=== What to produce ===
Under this line sits a listing. Repeat exactly and only its lines from the one holding "Reproduce this chart with Observable Plot." through the one holding "12.652, 12.69, 12.785, 12.862, 12.95, 13.025, 13.11];"; skip pictures.

=== Extracted information ===
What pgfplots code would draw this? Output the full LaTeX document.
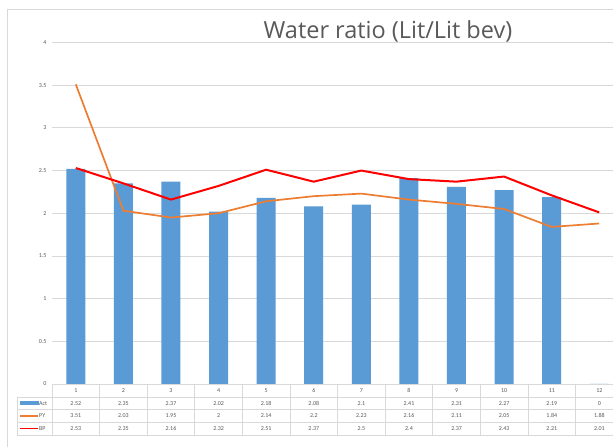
\documentclass[border=0pt]{standalone}
\usepackage{fontspec}
\setmainfont{Carlito}
\newfontfamily\titlefont{Open Sans}
\usepackage{pgfplots}
\pgfplotsset{compat=1.18}
\definecolor{actblue}{RGB}{91,155,213}
\definecolor{pyorange}{RGB}{237,125,49}
\definecolor{bpred}{RGB}{255,0,0}
\definecolor{txtgray}{RGB}{89,89,89}
\definecolor{gridgray}{RGB}{217,217,217}

\begin{document}
\begin{tikzpicture}[x=1pt,y=1pt]
\useasboundingbox (0,0) rectangle (613,447);
\clip (0,0) rectangle (613,447);
\fill[white] (0,0) rectangle (613,447);
% chart frame
\draw[gridgray, line width=0.8pt] (7,-5) rectangle (640,438);
\node[text=txtgray, font=\titlefont\fontsize{23.5}{27}\selectfont] at (388,416) {Water ratio (Lit/Lit bev)};

\begin{axis}[
  at={(52pt,63pt)}, anchor=south west,
  width=571pt, height=341.5pt, scale only axis,
  xmin=0.5, xmax=12.5, ymin=0, ymax=4,
  axis line style={draw=none},
  xtick=\empty,
  ytick={0,0.5,...,4},
  ymajorgrids, grid style={gridgray, line width=0.8pt},
  major tick length=0pt,
  yticklabel style={font=\fontsize{6}{7}\selectfont, text=txtgray, xshift=-2pt},
  /pgf/number format/assume math mode=true,
  clip=false,
]
  % Act
  \addplot[ybar, bar width=19pt, fill=actblue, draw=none]
    coordinates {(1,2.52)(2,2.35)(3,2.37)(4,2.02)(5,2.18)(6,2.08)
                 (7,2.1)(8,2.41)(9,2.31)(10,2.27)(11,2.19)(12,0)};
  % PY
  \addplot[pyorange, line width=1.7pt]
    coordinates {(1,3.51)(2,2.03)(3,1.95)(4,2)(5,2.14)(6,2.2)
                 (7,2.23)(8,2.16)(9,2.11)(10,2.05)(11,1.84)(12,1.88)};
  % BP
  \addplot[bpred, line width=2pt]
    coordinates {(1,2.53)(2,2.35)(3,2.16)(4,2.32)(5,2.51)(6,2.37)
                 (7,2.5)(8,2.4)(9,2.37)(10,2.43)(11,2.21)(12,2.01)};
\end{axis}

% data table under the axis
\begin{scope}[gridgray, line width=0.8pt]
  \draw (52,63) -- (640,63);
  \foreach \yy in {50,37.5,25,12} \draw (17,\yy) -- (640,\yy);
  \draw (17,50) -- (17,12);
  \foreach \k in {0,...,12} \draw ({52+\k*47.6},63) -- ({52+\k*47.6},12);
\end{scope}
\begin{scope}[font=\fontsize{6}{7}\selectfont, text=txtgray]
  \foreach \k in {1,...,12} \node at ({52+(\k-0.5)*47.6},56.5) {\k};
  \foreach \v [count=\k] in {2.52,2.35,2.37,2.02,2.18,2.08,2.1,2.41,2.31,2.27,2.19,0}
    \node at ({52+(\k-0.5)*47.6},43.75) {\v};
  \foreach \v [count=\k] in {3.51,2.03,1.95,2,2.14,2.2,2.23,2.16,2.11,2.05,1.84,1.88}
    \node at ({52+(\k-0.5)*47.6},31.25) {\v};
  \foreach \v [count=\k] in {2.53,2.35,2.16,2.32,2.51,2.37,2.5,2.4,2.37,2.43,2.21,2.01}
    \node at ({52+(\k-0.5)*47.6},18.5) {\v};
  \fill[actblue] (20,41.75) rectangle (39,45.75);
  \node[anchor=west, inner sep=0pt] at (39,43.75) {Act};
  \draw[pyorange, line width=1.6pt] (20,31.25) -- (38,31.25);
  \node[anchor=west, inner sep=0pt] at (39,31.25) {PY};
  \draw[bpred, line width=1.8pt] (20,18.5) -- (38,18.5);
  \node[anchor=west, inner sep=0pt] at (39,18.5) {BP};
\end{scope}
\end{tikzpicture}
\end{document}
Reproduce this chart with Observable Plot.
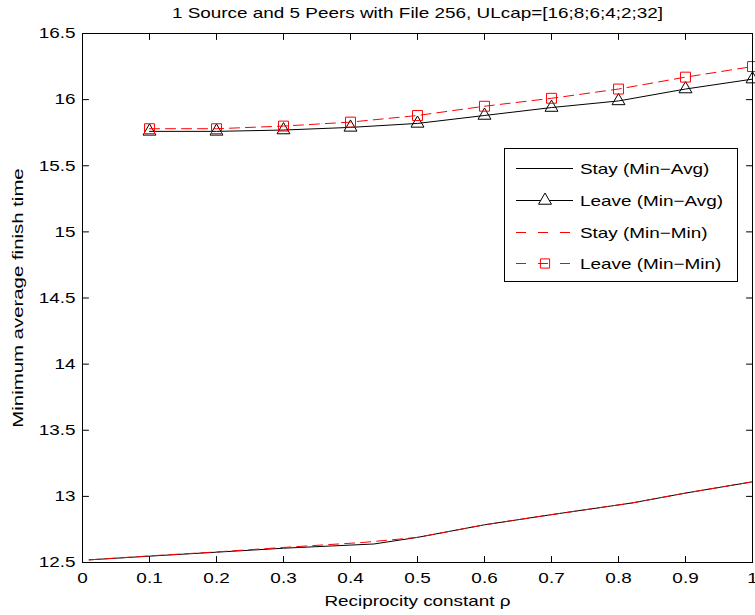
<!DOCTYPE html>
<html>
<head>
<meta charset="utf-8">
<script src="https://cdn.jsdelivr.net/npm/d3@7"></script>
<script src="https://cdn.jsdelivr.net/npm/@observablehq/plot@0.6"></script>
<style>
  html, body { margin: 0; padding: 0; background: #fff; }
  #chart { width: 755px; height: 615px; }
</style>
</head>
<body>
<div id="chart"></div>
<script>
const title = "1 Source and 5 Peers with File 256, ULcap=[16;8;6;4;2;32]";
const xLabel = "Reciprocity constant ρ";
const yLabel = "Minimum average finish time";
const xTicks = [0, 0.1, 0.2, 0.3, 0.4, 0.5, 0.6, 0.7, 0.8, 0.9, 1];
const yTicks = [12.5, 13, 13.5, 14, 14.5, 15, 15.5, 16, 16.5];
const legendLabels = ["Stay (Min\u2212Avg)", "Leave (Min\u2212Avg)", "Stay (Min\u2212Min)", "Leave (Min\u2212Min)"];

// Leave series (markers)
const leaveRho = [0.1, 0.2, 0.3, 0.4, 0.5, 0.6, 0.7, 0.8, 0.9, 1.0];
const leaveMinAvg = [15.76, 15.76, 15.77, 15.79, 15.82, 15.88, 15.94, 15.99, 16.08, 16.155];
const leaveMinMin = [15.78, 15.78, 15.80, 15.83, 15.88, 15.95, 16.01, 16.08, 16.17, 16.25];

// Stay series (no markers)
const stayAvgRho = [0.01, 0.1, 0.2, 0.3, 0.435, 0.5, 0.6, 0.7, 0.82, 0.9, 1.0];
const stayMinAvg = [12.52, 12.548, 12.578, 12.608, 12.64, 12.69, 12.785, 12.862, 12.95, 13.025, 13.11];
const stayMinRho = [0.01, 0.1, 0.2, 0.3, 0.42, 0.5, 0.6, 0.7, 0.82, 0.9, 1.0];
const stayMinMin = [12.52, 12.55, 12.58, 12.614, 12.652, 12.69, 12.785, 12.862, 12.95, 13.025, 13.11];

const toRows = (xs, ys) => xs.map((x, i) => ({x, y: ys[i]}));
const stayAvgRows = toRows(stayAvgRho, stayMinAvg);
const leaveAvgRows = toRows(leaveRho, leaveMinAvg);
const stayMinRows = toRows(stayMinRho, stayMinMin);
const leaveMinRows = toRows(leaveRho, leaveMinMin);

const RED = "#ff0000";
const DASH = "10,6";
const FONT = "'Liberation Sans', Arial, Helvetica, sans-serif";
const tickShape = {draw(ctx, l) { ctx.moveTo(0, 0); ctx.lineTo(0, -l); }};
const tickOpts = {length: 6, anchor: "start", shape: tickShape, stroke: "black", strokeWidth: 1};

const chart = Plot.plot({
  width: 755,
  height: 615,
  marginLeft: 82,
  marginRight: 3,
  marginTop: 33,
  marginBottom: 53,
  style: {fontFamily: FONT, fontSize: "15px", color: "black", background: "white"},
  x: {domain: [0, 1]},
  y: {domain: [12.5, 16.5]},
  marks: [
    Plot.axisX(xTicks, {tickSize: 0, tickPadding: 10, tickFormat: d => String(d), label: null, fill: "black"}),
    Plot.axisY(yTicks, {tickSize: 0, tickPadding: 7, tickFormat: d => String(d), label: null, fill: "black"}),
    Plot.vector(xTicks, {...tickOpts, x: d => d, frameAnchor: "bottom", rotate: 0}),
    Plot.vector(xTicks, {...tickOpts, x: d => d, frameAnchor: "top", rotate: 180}),
    Plot.vector(yTicks, {...tickOpts, y: d => d, frameAnchor: "left", rotate: 90}),
    Plot.vector(yTicks, {...tickOpts, y: d => d, frameAnchor: "right", rotate: -90}),
    Plot.line(stayAvgRows, {x: "x", y: "y", stroke: "black", strokeWidth: 1}),
    Plot.line(leaveAvgRows, {x: "x", y: "y", stroke: "black", strokeWidth: 1}),
    Plot.dot(leaveAvgRows, {x: "x", y: "y", symbol: "triangle", r: 4.8, stroke: "black", fill: "none", strokeWidth: 1}),
    Plot.line(stayMinRows, {x: "x", y: "y", stroke: RED, strokeWidth: 1, strokeDasharray: DASH}),
    Plot.line(leaveMinRows, {x: "x", y: "y", stroke: RED, strokeWidth: 1, strokeDasharray: DASH}),
    Plot.dot(leaveMinRows, {x: "x", y: "y", symbol: "square", r: 5.6, stroke: RED, fill: "none", strokeWidth: 1}),
    Plot.frame({stroke: "black", strokeWidth: 1}),
    Plot.text([title], {text: d => d, frameAnchor: "top", dy: -20, textAnchor: "middle", lineAnchor: "middle", fill: "black", fontSize: 15}),
    Plot.text([xLabel], {text: d => d, frameAnchor: "bottom", dy: 39, textAnchor: "middle", lineAnchor: "middle", fill: "black", fontSize: 15}),
    Plot.text([yLabel], {text: d => d, frameAnchor: "left", dx: -64, rotate: -90, textAnchor: "middle", lineAnchor: "middle", fill: "black", fontSize: 15})
  ]
});

document.getElementById("chart").appendChild(chart);

// Legend drawn inside the axes box
const svg = d3.select(chart);
const lg = svg.append("g").attr("class", "legend").attr("text-anchor", "start");
const box = {x: 504, y: 148, w: 233, h: 133};
lg.append("rect").attr("x", box.x + 0.5).attr("y", box.y + 0.5).attr("width", box.w).attr("height", box.h)
  .attr("fill", "white").attr("stroke", "black").attr("stroke-width", 1);
const rowY = [168, 200, 232, 263];
const sx1 = 516, sx2 = 573, smid = 545, tx = 580;
legendLabels.forEach((lab, i) => {
  const y = rowY[i] + 0.5;
  const red = i >= 2;
  lg.append("line").attr("x1", sx1).attr("x2", sx2).attr("y1", y).attr("y2", y)
    .attr("stroke", red ? RED : "black").attr("stroke-width", 1)
    .attr("stroke-dasharray", red ? "10,12" : null);
  if (i === 1) {
    lg.append("path").attr("d", d3.symbol(d3.symbolTriangle, 4.8 * 4.8 * Math.PI)())
      .attr("transform", `translate(${smid},${y})`).attr("fill", "white").attr("stroke", "black");
  }
  if (i === 3) {
    lg.append("path").attr("d", d3.symbol(d3.symbolSquare, 5.2 * 5.2 * Math.PI)())
      .attr("transform", `translate(${smid},${y})`).attr("fill", "none").attr("stroke", RED);
  }
  lg.append("text").attr("x", tx).attr("y", y).attr("dy", "0.36em").attr("text-anchor", "start")
    .attr("font-family", FONT).attr("font-size", 15).attr("fill", "black").text(lab);
});

// Horizontal stretch of text to match the reference's wide glyphs
const SX = 1.26;
chart.querySelectorAll("text").forEach(t => {
  if (t.textContent === yLabel) {
    const tr = t.getAttribute("transform") || "";
    t.setAttribute("transform", tr + " scale(1.36,1)");
    return;
  }
  const L = t.getComputedTextLength();
  if (L > 0) {
    t.setAttribute("textLength", (L * SX).toFixed(1));
    t.setAttribute("lengthAdjust", "spacingAndGlyphs");
  }
});
</script>
</body>
</html>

=== Full solution ===
Reproduce this chart with Observable Plot.
<!DOCTYPE html>
<html>
<head>
<meta charset="utf-8">
<script src="https://cdn.jsdelivr.net/npm/d3@7"></script>
<script src="https://cdn.jsdelivr.net/npm/@observablehq/plot@0.6"></script>
<style>
  html, body { margin: 0; padding: 0; background: #fff; }
  #chart { width: 755px; height: 615px; }
</style>
</head>
<body>
<div id="chart"></div>
<script>
const title = "1 Source and 5 Peers with File 256, ULcap=[16;8;6;4;2;32]";
const xLabel = "Reciprocity constant ρ";
const yLabel = "Minimum average finish time";
const xTicks = [0, 0.1, 0.2, 0.3, 0.4, 0.5, 0.6, 0.7, 0.8, 0.9, 1];
const yTicks = [12.5, 13, 13.5, 14, 14.5, 15, 15.5, 16, 16.5];
const legendLabels = ["Stay (Min\u2212Avg)", "Leave (Min\u2212Avg)", "Stay (Min\u2212Min)", "Leave (Min\u2212Min)"];

// Leave series (markers)
const leaveRho = [0.1, 0.2, 0.3, 0.4, 0.5, 0.6, 0.7, 0.8, 0.9, 1.0];
const leaveMinAvg = [15.76, 15.76, 15.77, 15.79, 15.82, 15.88, 15.94, 15.99, 16.08, 16.155];
const leaveMinMin = [15.78, 15.78, 15.80, 15.83, 15.88, 15.95, 16.01, 16.08, 16.17, 16.25];

// Stay series (no markers)
const stayAvgRho = [0.01, 0.1, 0.2, 0.3, 0.435, 0.5, 0.6, 0.7, 0.82, 0.9, 1.0];
const stayMinAvg = [12.52, 12.548, 12.578, 12.608, 12.64, 12.69, 12.785, 12.862, 12.95, 13.025, 13.11];
const stayMinRho = [0.01, 0.1, 0.2, 0.3, 0.42, 0.5, 0.6, 0.7, 0.82, 0.9, 1.0];
const stayMinMin = [12.52, 12.55, 12.58, 12.614, 12.652, 12.69, 12.785, 12.862, 12.95, 13.025, 13.11];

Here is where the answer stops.